We were given the opportunity by the College of Medicine and the Ministry of Health to do a feasibility analysis and have some faculty leaders from the community work with our department to look at how we might be able to have residency training and in the southeast, and what communities were available and had the right mix of patients and physicians and other team members to start taking on.

And so the team that did that presented that information back to us, and then we got the go-ahead from the College of Medicine and the Ministry to start recruiting residents and moving forward on it. So it was really a team effort between the Health Authority, the College of Medicine and the Ministry to have all the right pieces in place to put this together for us.

Will this be a permanent expansion of the program?
Our hope is that it’s permanently in place. Usually we don’t move to this until we’re fairly comfortable that it’s going to be successful. So barring anything unusual, I don’t see it stopping and this is the process we’ve used as we’ve expanded training around the province in the past.

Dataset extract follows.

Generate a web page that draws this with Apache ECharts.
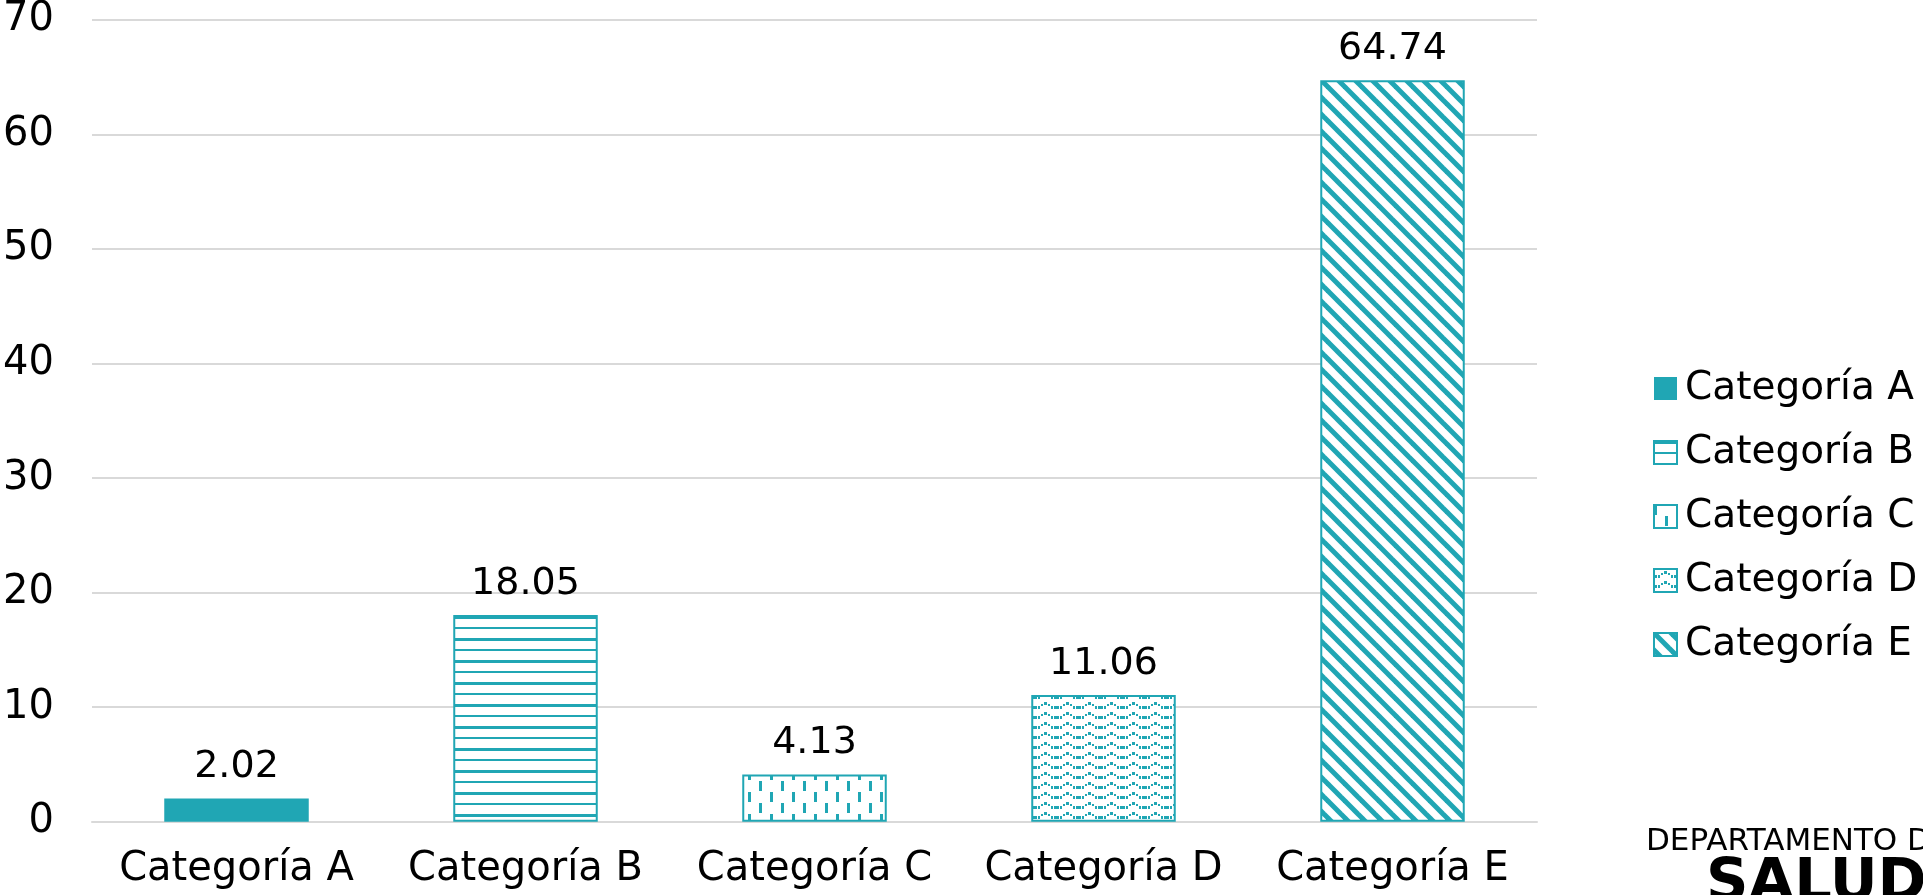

Is rural placement fairly commonplace through medical schools? Or is this fairly unusual?
There are opportunities throughout the undergraduate program and I think when you look across Canada, and even across Saskatchewan, it’s fairly common. Approximately half of our residents train outside of Regina and Saskatoon each year. So it’s a growing recognition of the importance and taking advantage of all of the opportunities we have to train. We also know that it provides a great environment for learning and that if we train people where we want them to practice, they’re more likely to be comfortable practicing there.

What are the main benefits of having some of the training outside of the major centers?
Well, I think that, first of all, there’s no reason why it has to be in the main centers. I think that the learners get an opportunity to provide care in a place where there aren’t as many layers and layers of learners, layers of other consultants. So when we’re looking at family medicine, and people that are really working, first contact with people training in a place where there aren’t a whole lot of other people, there is really an ideal opportunity for them to gain skills and refine what they need to learn. And I think a big part of it is, again, we need family physicians everywhere in Saskatchewan, but making sure that people understand that this is a rewarding and meaningful place to work and that they have the skills there by having trained there I think is an important element for us.

How involved will some of the local physicians be in supervising these residents?
It will all be local. Our department is spread out throughout the entire province. So we have many people in different communities leading this and so centrally within the department, we provide some of the core academic support, but all the day to day teaching and supervision is provided by the people in the community.

How excited are you to see this project go ahead?
I think it’s absolutely wonderful. I’m so excited for the community. And I’m so grateful to the people who have taken this step with us, both the staff and the physicians and soon to be the community members that are all going to be part of this. I think it’s a huge step forward for us.